USDA Clarifies Gene Editing Oversight

Gene editing could rapidly introduce new crop varieties that otherwise take years or decades to develop.
Gene editing could rapidly introduce new crop varieties that otherwise take years or decades to develop.
(USDA)

As methods and applications for biotechnology in agriculture continue to advance at a rapid pace, regulators work to maintain a balance between safety and potentially rapid progress in food production. Recent clarification from U.S. Secretary of Agriculture Sonny Perdue on oversight of genomic editing intends to facilitate innovation while continuing to monitor the technology for safety concerns.

Genomic editing techniques, such as CRISPR-Cas9 (clustered regularly interspaced short palindromic repeats and CRISPR-associated protein 9), have recently emerged as promising tools for quickly introducing desirable traits for use in plant and animal breeding.
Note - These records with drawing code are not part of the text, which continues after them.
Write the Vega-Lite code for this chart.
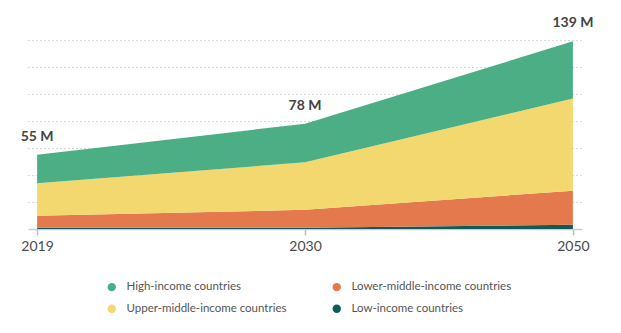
{
  "$schema": "https://vega.github.io/schema/vega-lite/v6.json",
  "width": 554,
  "height": 189,
  "autosize": {"type": "none"},
  "padding": {"left": 28, "top": 40, "right": 39, "bottom": 104},
  "background": "white",
  "config": {"view": {"stroke": null}, "font": "Lato"},
  "data": {"values": [
    {"year": "2019", "group": "Low-income countries", "value": 1.0},
    {"year": "2019", "group": "Lower-middle-income countries", "value": 8.8},
    {"year": "2019", "group": "Upper-middle-income countries", "value": 24.0},
    {"year": "2019", "group": "High-income countries", "value": 21.2},
    {"year": "2030", "group": "Low-income countries", "value": 1.0},
    {"year": "2030", "group": "Lower-middle-income countries", "value": 13.2},
    {"year": "2030", "group": "Upper-middle-income countries", "value": 35.2},
    {"year": "2030", "group": "High-income countries", "value": 28.6},
    {"year": "2050", "group": "Low-income countries", "value": 3.2},
    {"year": "2050", "group": "Lower-middle-income countries", "value": 25.2},
    {"year": "2050", "group": "Upper-middle-income countries", "value": 68.3},
    {"year": "2050", "group": "High-income countries", "value": 42.3}
  ]},
  "layer": [
    {
      "transform": [
        {"calculate": "indexof(['Low-income countries','Lower-middle-income countries','Upper-middle-income countries','High-income countries'], datum.group)", "as": "stackOrder"}
      ],
      "mark": {"type": "area", "opacity": 1},
      "encoding": {
        "x": {"field": "year", "type": "ordinal", "scale": {"type": "point", "padding": 0.034},
          "axis": {"title": null, "labelAngle": 0, "labelFontSize": 14, "labelColor": "#4a4a4a", "labelFont": "Lato",
            "tickColor": "#bbbbbb", "tickSize": 6, "tickWidth": 1.5, "domainColor": "#cccccc", "domainWidth": 1.5, "labelPadding": 4, "grid": false}},
        "y": {"field": "value", "type": "quantitative", "stack": "zero", "scale": {"domain": [0, 140], "nice": false},
          "axis": {"title": null, "labels": false, "ticks": false, "domain": false, "tickCount": 7, "values": [20, 40, 60, 80, 100, 120, 140],
            "grid": true, "gridColor": "#b5b5b5", "gridDash": [1, 3], "gridWidth": 1}},
        "color": {"field": "group", "type": "nominal",
          "scale": {"domain": ["High-income countries", "Lower-middle-income countries", "Upper-middle-income countries", "Low-income countries"],
            "range": ["#4BAE84", "#E4794D", "#F3D86F", "#0D5C5B"]},
          "legend": {"title": null, "orient": "none", "legendX": 78, "legendY": 241, "columns": 2, "direction": "horizontal",
            "symbolType": "circle", "symbolSize": 70, "symbolStrokeWidth": 0, "symbolOpacity": 1, "labelFontSize": 11.5, "labelColor": "#555555", "labelFont": "Lato",
            "labelOffset": 9, "columnPadding": 44, "rowPadding": 9, "labelLimit": 300}},
        "order": {"field": "stackOrder", "type": "quantitative"}
      }
    },
    {
      "transform": [
        {"aggregate": [{"op": "sum", "field": "value", "as": "total"}], "groupby": ["year"]},
        {"calculate": "format(datum.total, '.0f') + ' M'", "as": "label"}
      ],
      "mark": {"type": "text", "baseline": "bottom", "dy": -11, "fontSize": 14, "fontWeight": "bold", "color": "#444444", "font": "Lato"},
      "encoding": {
        "x": {"field": "year", "type": "ordinal"},
        "y": {"field": "total", "type": "quantitative"},
        "text": {"field": "label"}
      }
    }
  ]
}
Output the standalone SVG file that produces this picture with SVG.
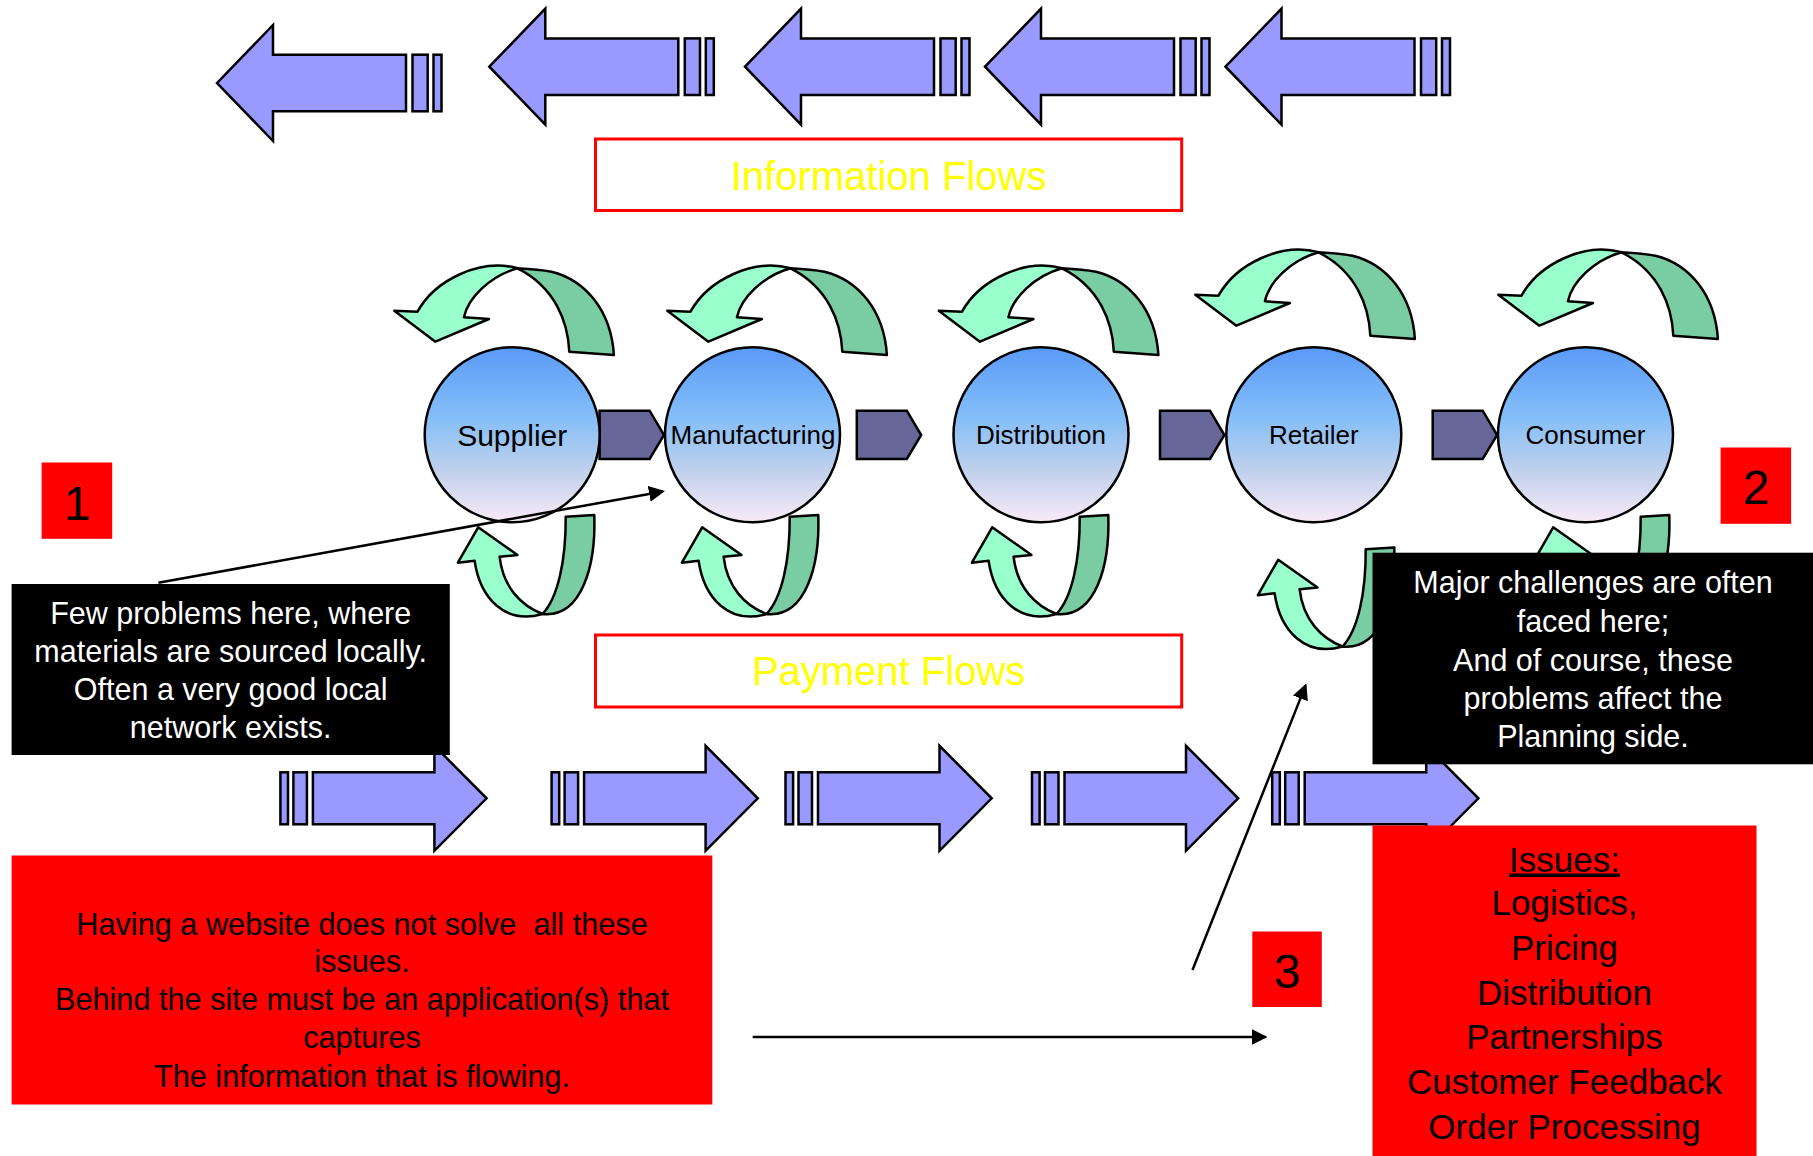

Genomic editing differs from genetic engineering in that scientists delete, insert or substitute pieces of DNA within a species. Genetic engineering, in contrast, modifies an organism by adding genetic material from a different organism, such as Bt corn, which incorporates a gene from Bacillus thuringiensis, a soil bacterium that produces a protein toxic to Lepidoptera larvae such as corn borers.

USDA notes that, under its biotechnology regulations, it does not regulate or plan to regulate plants that could otherwise have been developed through traditional breeding techniques as long as they are not plant pests or developed using plant pests. Genomic editing, the agency notes, can introduce traits and create new plant varieties that are indistinguishable from those developed through traditional breeding methods. These biotechnology tools can, however, greatly increase speed and precision compared with conventional plant breeding, potentially saving years or decades for introducing valuable traits.

According to the clarification, USDA does not intent to regulate plant varieties with the following changes:

  • Deletions—the change to the plant is solely a genetic deletion of any size.
  • Single base pair substitutions—the change to the plant is a single base pair substitution.
  • Insertions from compatible plant relatives—the change to the plant solely introduces nucleic acid sequences from a compatible relative that could otherwise cross with the recipient organism and produce viable progeny through traditional breeding.
  • Complete Null Segregants—off-spring of a genetically engineered plant that does not retain the change of its parent.

“With this approach, USDA seeks to allow innovation when there is no risk present,” says Secretary Perdue. “At the same time, I want to be clear to consumers that we will not be stepping away from our regulatory responsibilities. While these crops do not require regulatory oversight, we do have an important role to play in protecting plant health by evaluating products developed using modern biotechnology.”